--- start of Given material ---

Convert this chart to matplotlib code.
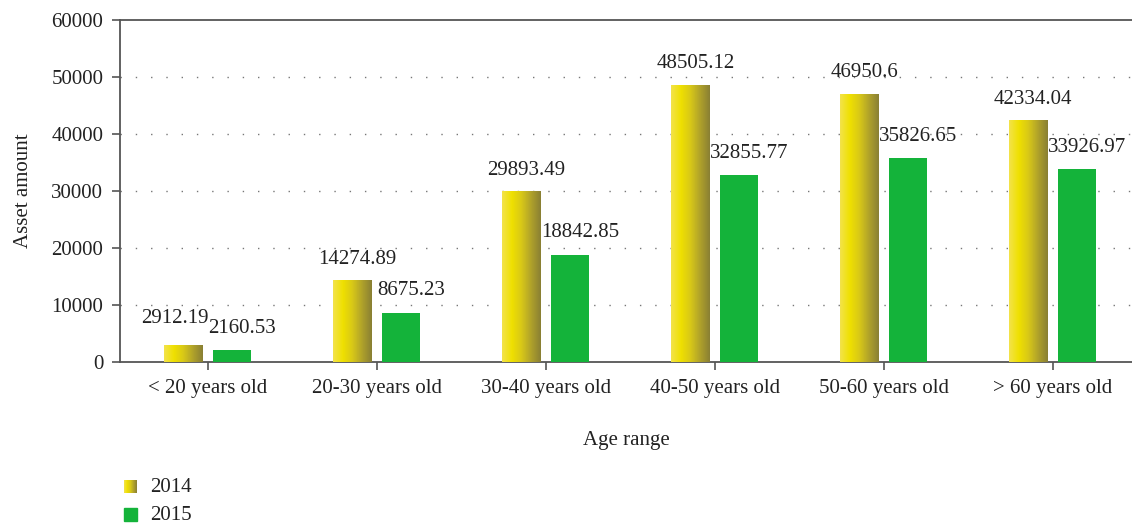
import matplotlib
matplotlib.use("Agg")
import matplotlib.pyplot as plt
import numpy as np
from matplotlib.colors import LinearSegmentedColormap
from matplotlib.patches import Rectangle

categories = ["< 20 years old", "20-30 years old", "30-40 years old",
              "40-50 years old", "50-60 years old", "> 60 years old"]
values_2014 = [2912.19, 14274.89, 29893.49, 48505.12, 46950.6, 42334.04]
values_2015 = [2160.53, 8675.23, 18842.85, 32855.77, 35826.65, 33926.97]
labels_2014 = ["2912.19", "14274.89", "29893.49", "48505.12", "46950.6", "42334.04"]
labels_2015 = ["2160.53", "8675.23", "18842.85", "32855.77", "35826.65", "33926.97"]
yticks = [0, 10000, 20000, 30000, 40000, 50000, 60000]

FONT = ["Liberation Serif", "DejaVu Serif"]
plt.rcParams['font.family'] = FONT
FS = 15

fig = plt.figure(figsize=(11.32, 5.25), dpi=100)
ax = fig.add_axes([120/1132, 1 - 362/525, 1 - 120/1132, (362 - 20)/525])

green = "#14b33a"
ygrad = LinearSegmentedColormap.from_list(
    "yg", ["#f3e34a", "#efe000", "#d8c818", "#b0a22a", "#8a8034"])
grad = np.linspace(0, 1, 64).reshape(1, -1)

x = np.arange(len(categories))
w = 0.225
off = 0.145

for i in range(len(categories)):
    x0 = x[i] - off - w/2
    ax.imshow(grad, cmap=ygrad, extent=[x0, x0 + w, 0, values_2014[i]],
              aspect='auto', zorder=3, interpolation='bilinear')
    dx, dy = (0.03, 3000)
    if i == 0:
        dx, dy = (-0.05, 4000)  # nudge to avoid overlapping neighbour label
    ax.text(x[i] - off + dx, values_2014[i] + dy, labels_2014[i],
            ha='center', va='baseline', fontsize=FS, color='#222222', zorder=5)
ax.bar(x + off, values_2015, width=w, color=green, zorder=3)
for i in range(len(categories)):
    ax.text(x[i] + off + 0.06, values_2015[i] + 3000, labels_2015[i],
            ha='center', va='baseline', fontsize=FS, color='#222222', zorder=5)

ax.set_xlim(-0.52, 5.47)
ax.set_ylim(0, 60000)
ax.set_yticks(yticks)
ax.set_yticklabels([str(v) for v in yticks])
ax.set_xticks(x)
ax.set_xticklabels(categories)
for yv in yticks[1:-1]:
    ax.axhline(yv, color='#777777', linestyle=(0, (1, 10)), linewidth=1.0, zorder=1)

ax.spines['right'].set_visible(False)
for s in ['left', 'bottom', 'top']:
    ax.spines[s].set_color('#555555')
    ax.spines[s].set_linewidth(1.3)
ax.tick_params(axis='both', colors='#555555', labelcolor='#222222',
               labelsize=FS, length=6, width=1.2)
ax.tick_params(axis='y', pad=6)
ax.tick_params(axis='x', pad=6)
ax.set_xlabel("Age range", fontsize=FS, color='#222222', labelpad=24)
ax.set_ylabel("Asset amount", fontsize=FS, color='#222222', labelpad=13)
ax.set_facecolor('none')

# Legend (manual)
lax = fig.add_axes([124/1132, 1 - 493/525, 13/1132, 13/525])
lax.imshow(grad, cmap=ygrad, aspect='auto', interpolation='bilinear')
lax.axis('off')
fig.patches.append(Rectangle((124/1132, 1 - 521/525), 13/1132, 13/525,
                             transform=fig.transFigure, color=green))
fig.text(150/1132, 1 - 487/525, "2014", fontsize=FS, va='center', color='#222222')
fig.text(150/1132, 1 - 515/525, "2015", fontsize=FS, va='center', color='#222222')

fig.savefig("out.png", dpi=100)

--- end of Given material ---

Omitting all pictures, restate exactly the lines of the material from its start through the line that contains "from matplotlib.patches import Rectangle".

Convert this chart to matplotlib code.
import matplotlib
matplotlib.use("Agg")
import matplotlib.pyplot as plt
import numpy as np
from matplotlib.colors import LinearSegmentedColormap
from matplotlib.patches import Rectangle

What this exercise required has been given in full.